In meiner Not habe ich heute den Rechner eines Kollegen geliehen, weil ich eine offizielle Mail abschicken wollte. Zwischen vielen, vielen Nachrichten auch:
Access to Lotus Notes to be cut if you do not take Information Security Course.
Mit Frist September 1. Und nun sitze ich hier zwischen Bergen von Arbeit und quäle mich durch eine spannende interaktive Schulung zum Thema IT Sicherheit. Natürlich ist diese nicht so ausgelegt, daß man sich einfach nebenbei durchklickt und vielleicht noch was Vernünftiges machen kann. Nein, man muß sich tatsächlich konzentrieren und jedes Mal lesen, welche Aufgaben einem gestellt werden. Habe ich doch gerade versucht, Gegenstände anzuklicken, die ich hätte ziehen müssen. Was für eine Zeitverschwendung. Malware: Click on the screen below to see what could happen to your computer! Dazu biestig aussehende, anklickbare Insekten, die wie Surfer auf einem Päckchen reiten? Jedes Mal, wenn man ungeduldig zu schnell klickt (und ich bin gerade sehrsehr ungeduldig) muß man die ganze Seite neu laden. Sie dürfen die Zeitverzögerung wegen Satelliten-Internet hinzurechnen. Wollen die mich vereimern? Lieber Gott, laß mich nach Hause gehen. Oder aufs Dach, Fluß gucken und Kaffee trinken. Alles, nur nicht hier sein.
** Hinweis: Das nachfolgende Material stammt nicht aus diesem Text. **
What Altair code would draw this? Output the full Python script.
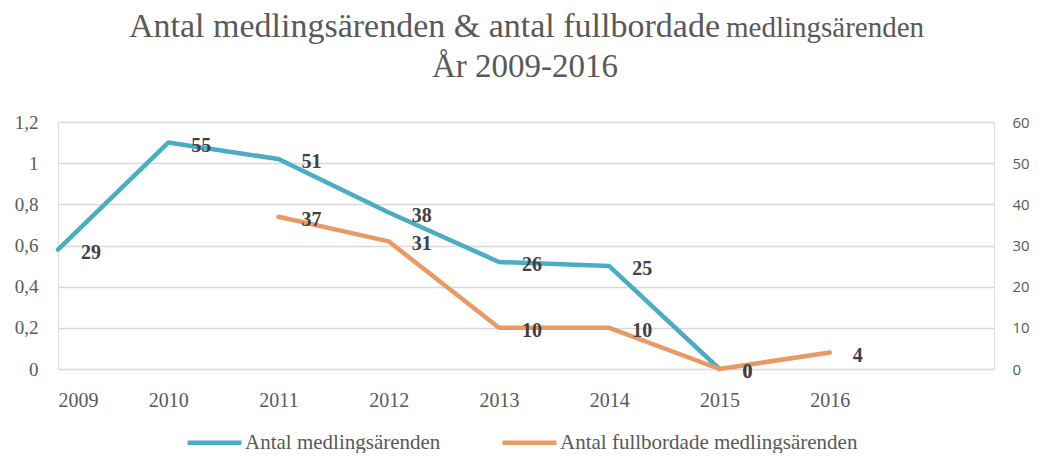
import altair as alt
import pandas as pd

years = [2009, 2010, 2011, 2012, 2013, 2014, 2015, 2016]
antal = [29, 55, 51, 38, 26, 25, 0, None]
fullbordade = [None, None, 37, 31, 10, 10, 0, 4]
series_names = ["Antal medlingsärenden", "Antal fullbordade medlingsärenden"]
series_colors = ["#4bacc6", "#e99a64"]
left_ticks = [0, 0.2, 0.4, 0.6, 0.8, 1.0, 1.2]
right_ticks = [0, 10, 20, 30, 40, 50, 60]
title_big = "Antal medlingsärenden & antal fullbordade"
title_small = "medlingsärenden"
title_line2 = "År 2009-2016"

rows = []
for name, vals in zip(series_names, [antal, fullbordade]):
    for y, v in zip(years, vals):
        if v is not None:
            rows.append({"year": y, "value": v, "serie": name})
df = pd.DataFrame(rows)

W, H = 936, 247
serif = "Liberation Serif"
gray = "#595959"

xenc = alt.X(
    "year:Q",
    scale=alt.Scale(domain=[2009, 2017.49], nice=False, zero=False),
    axis=alt.Axis(values=years, format="d", grid=False, domain=False, ticks=False,
                  labelPadding=21, labelFont=serif, labelFontSize=20, labelColor=gray,
                  title=None),
)

df_left = pd.DataFrame({"v": left_ticks, "year": [2009] * len(left_ticks)})
left = alt.Chart(df_left).mark_point(opacity=0).encode(
    x=xenc,
    y=alt.Y("v:Q", scale=alt.Scale(domain=[0, 1.2], nice=False),
            axis=alt.Axis(values=left_ticks, format="~g",
                          labelExpr="replace(datum.label, '.', ',')",
                          orient="left", grid=True, gridColor="#d9d9d9", gridWidth=1.5,
                          domain=False, ticks=False, labelPadding=20, labelFont=serif,
                          labelFontSize=19, labelColor=gray, title=None)),
)

yright = alt.Y("value:Q", scale=alt.Scale(domain=[0, 60], nice=False),
               axis=alt.Axis(values=right_ticks, orient="right", grid=False, domain=False,
                             ticks=False, labelPadding=18, labelFont="Open Sans",
                             labelFontSize=15, labelColor=gray, title=None))

lines = alt.Chart(df).mark_line(strokeWidth=4.5, strokeCap="round", strokeJoin="round").encode(
    x=xenc,
    y=yright,
    color=alt.Color("serie:N", scale=alt.Scale(domain=series_names, range=series_colors),
                    legend=alt.Legend(title=None, orient="none", direction="horizontal",
                                      legendX=127, legendY=291, padding=0,
                                      symbolType="stroke", symbolSize=2900,
                                      symbolStrokeWidth=4.5, labelFont=serif,
                                      labelFontSize=21, labelColor=gray, labelOffset=1,
                                      labelLimit=500, columnPadding=52)),
)

labels = alt.Chart(df).mark_text(align="left", baseline="middle", dx=23, dy=3,
                                 font=serif, fontSize=20, fontWeight="bold",
                                 color="#404040").encode(
    x=xenc, y=yright, text=alt.Text("value:Q", format="d"))

t_big = alt.Chart(pd.DataFrame({"t": [title_big]})).mark_text(
    align="right", baseline="alphabetic", font=serif, fontSize=34, color=gray
).encode(x=alt.value(662), y=alt.value(-85), text="t:N")
t_small = alt.Chart(pd.DataFrame({"t": [title_small]})).mark_text(
    align="left", baseline="alphabetic", font=serif, fontSize=29, color=gray
).encode(x=alt.value(668), y=alt.value(-85), text="t:N")
t_line2 = alt.Chart(pd.DataFrame({"t": [title_line2]})).mark_text(
    align="center", baseline="alphabetic", font=serif, fontSize=33, color=gray
).encode(x=alt.value(467), y=alt.value(-45), text="t:N")

right = alt.layer(lines, labels)
chart = alt.layer(left, right, t_big, t_small, t_line2).resolve_scale(y="independent").properties(
    width=W, height=H,
    autosize=alt.AutoSizeParams(type="none"),
    padding={"left": 50, "top": 114, "right": 38, "bottom": 84},
).configure_view(stroke=None).configure(background="white")

chart.save("out.html", embed_options={"renderer": "svg", "actions": False})
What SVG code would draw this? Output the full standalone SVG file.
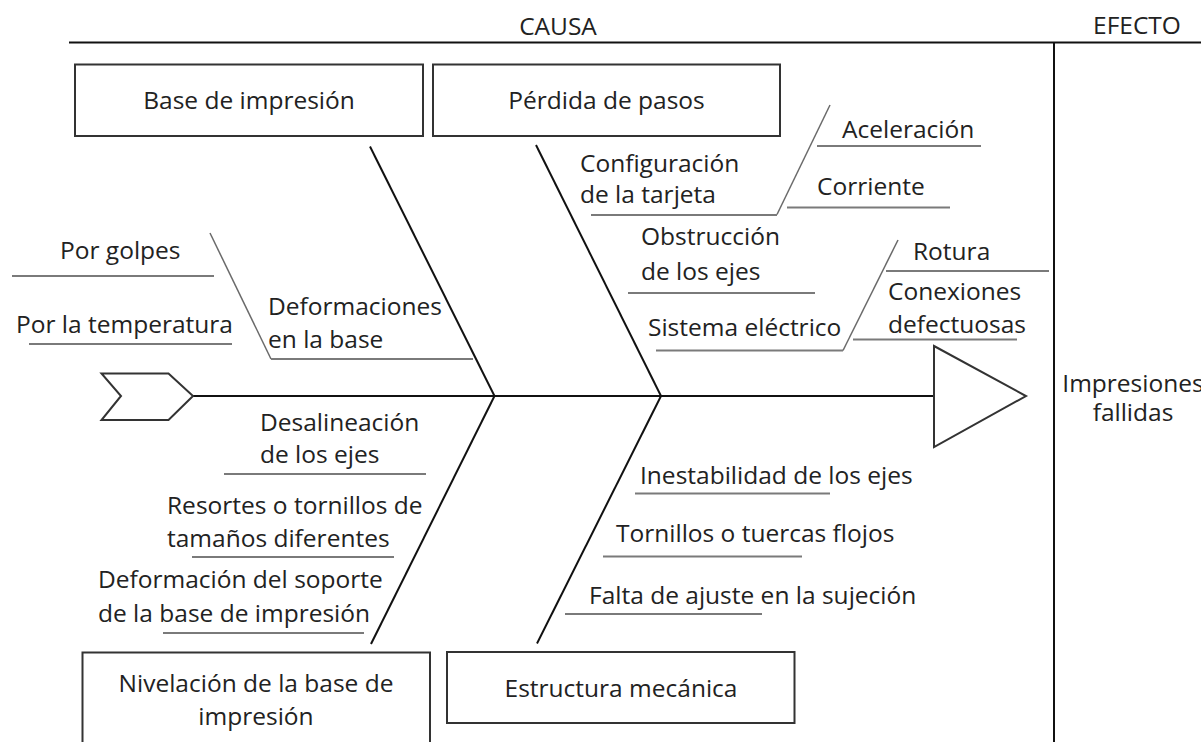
<svg xmlns="http://www.w3.org/2000/svg" width="1201" height="742" viewBox="0 0 1201 742">
<style>
text{font-family:"Open Sans","Noto Sans","DejaVu Sans",sans-serif;font-size:24.5px;fill:#222}
.c{text-anchor:middle}
.box{fill:#fff;stroke:#333;stroke-width:2}
.bone{stroke:#111;stroke-width:2;fill:none}
.sub{stroke:#6a6a6a;stroke-width:1.5;fill:none}
.ul{stroke:#7a7a7a;stroke-width:2;fill:none}
.frame{stroke:#111;stroke-width:2;fill:none}
</style>
<rect width="1201" height="742" fill="#fff"/>
<g id="frame">
<line class="frame" x1="69" y1="42.5" x2="1201" y2="42.5"/>
<line class="frame" x1="1054" y1="42" x2="1054" y2="742"/>
<text class="c" x="558" y="35">CAUSA</text>
<text class="c" x="1137" y="34">EFECTO</text>
</g>
<g id="connectors">
<line class="bone" x1="193" y1="396" x2="934" y2="396"/>
<line class="bone" x1="370" y1="146.5" x2="494.5" y2="396"/>
<line class="bone" x1="536" y1="145" x2="661" y2="396"/>
<line class="bone" x1="494.5" y1="396" x2="371" y2="644"/>
<line class="bone" x1="661" y1="396" x2="537" y2="643.5"/>
<line class="sub" x1="830" y1="105" x2="777" y2="214.5"/>
<line class="sub" x1="898" y1="240" x2="843" y2="350.5"/>
<line class="sub" x1="210" y1="233" x2="271" y2="359"/>
<line class="ul" x1="817" y1="146" x2="981" y2="146"/>
<line class="ul" x1="591" y1="215" x2="777" y2="215"/>
<line class="ul" x1="787" y1="207.5" x2="950" y2="207.5"/>
<line class="ul" x1="628" y1="293" x2="815" y2="293"/>
<line class="ul" x1="656" y1="350.5" x2="843" y2="350.5"/>
<line class="ul" x1="886" y1="271" x2="1049" y2="271"/>
<line class="ul" x1="853" y1="339.5" x2="1017" y2="339.5"/>
<line class="ul" x1="12" y1="276" x2="214" y2="276"/>
<line class="ul" x1="29" y1="344" x2="232" y2="344"/>
<line class="ul" x1="271" y1="359" x2="473" y2="359"/>
<line class="ul" x1="224" y1="474" x2="426" y2="474"/>
<line class="ul" x1="192" y1="557" x2="394" y2="557"/>
<line class="ul" x1="163" y1="633" x2="364" y2="633"/>
<line class="ul" x1="635" y1="493.5" x2="830" y2="493.5"/>
<line class="ul" x1="603" y1="556.5" x2="802" y2="556.5"/>
<line class="ul" x1="565" y1="614" x2="762" y2="614"/>
</g>
<g id="tail"><polygon class="box" points="101.5,373.5 168.5,373.5 193,396 168.5,420 101.5,420 121,396" stroke="#111"/></g>
<g id="head"><polygon class="box" points="934,346 1026,396 934,447" stroke="#111"/></g>
<g id="n-base"><rect class="box" x="75" y="64.5" width="348" height="71.5"/><text class="c" x="249" y="109">Base de impresión</text></g>
<g id="n-perdida"><rect class="box" x="433" y="64.5" width="347" height="71.5"/><text class="c" x="606.5" y="109">Pérdida de pasos</text></g>
<g id="n-nivelacion"><rect class="box" x="82.5" y="652.5" width="347.5" height="100"/><text class="c" x="256" y="692">Nivelación de la base de</text><text class="c" x="256" y="725">impresión</text></g>
<g id="n-estructura"><rect class="box" x="447" y="652" width="347.5" height="71"/><text class="c" x="621" y="697">Estructura mecánica</text></g>
<g id="effect"><text class="c" x="1133" y="392">Impresiones</text><text class="c" x="1133" y="421">fallidas</text></g>
<g id="labels">
<text x="580" y="172">Configuración</text>
<text x="580" y="203">de la tarjeta</text>
<text x="842" y="138">Aceleración</text>
<text x="817" y="195">Corriente</text>
<text x="641" y="245">Obstrucción</text>
<text x="641" y="280">de los ejes</text>
<text x="648" y="336">Sistema eléctrico</text>
<text x="913" y="260">Rotura</text>
<text x="888" y="300">Conexiones</text>
<text x="888" y="333">defectuosas</text>
<text x="60" y="259">Por golpes</text>
<text x="16" y="333">Por la temperatura</text>
<text x="268" y="315">Deformaciones</text>
<text x="268" y="348">en la base</text>
<text x="260" y="431">Desalineación</text>
<text x="260" y="463">de los ejes</text>
<text x="167" y="514">Resortes o tornillos de</text>
<text x="167" y="547">tamaños diferentes</text>
<text x="98" y="588">Deformación del soporte</text>
<text x="98" y="622">de la base de impresión</text>
<text x="640" y="484">Inestabilidad de los ejes</text>
<text x="616" y="542">Tornillos o tuercas flojos</text>
<text x="589" y="604">Falta de ajuste en la sujeción</text>
</g>
</svg>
Übrigens: wir befinden uns am Ende von Woche 6. Ursprünglich wäre ich in Woche 8 wieder abgereist. Ich muß mich dann Montag wohl um meine Verlängerung kümmern, sonst geht der Kampf im Oktober von vorne los.

Und jetzt muß ich mich auf den Abschlußtest konzentrieren - ich wähle die textbasierte Version ohne das interaktive fun element.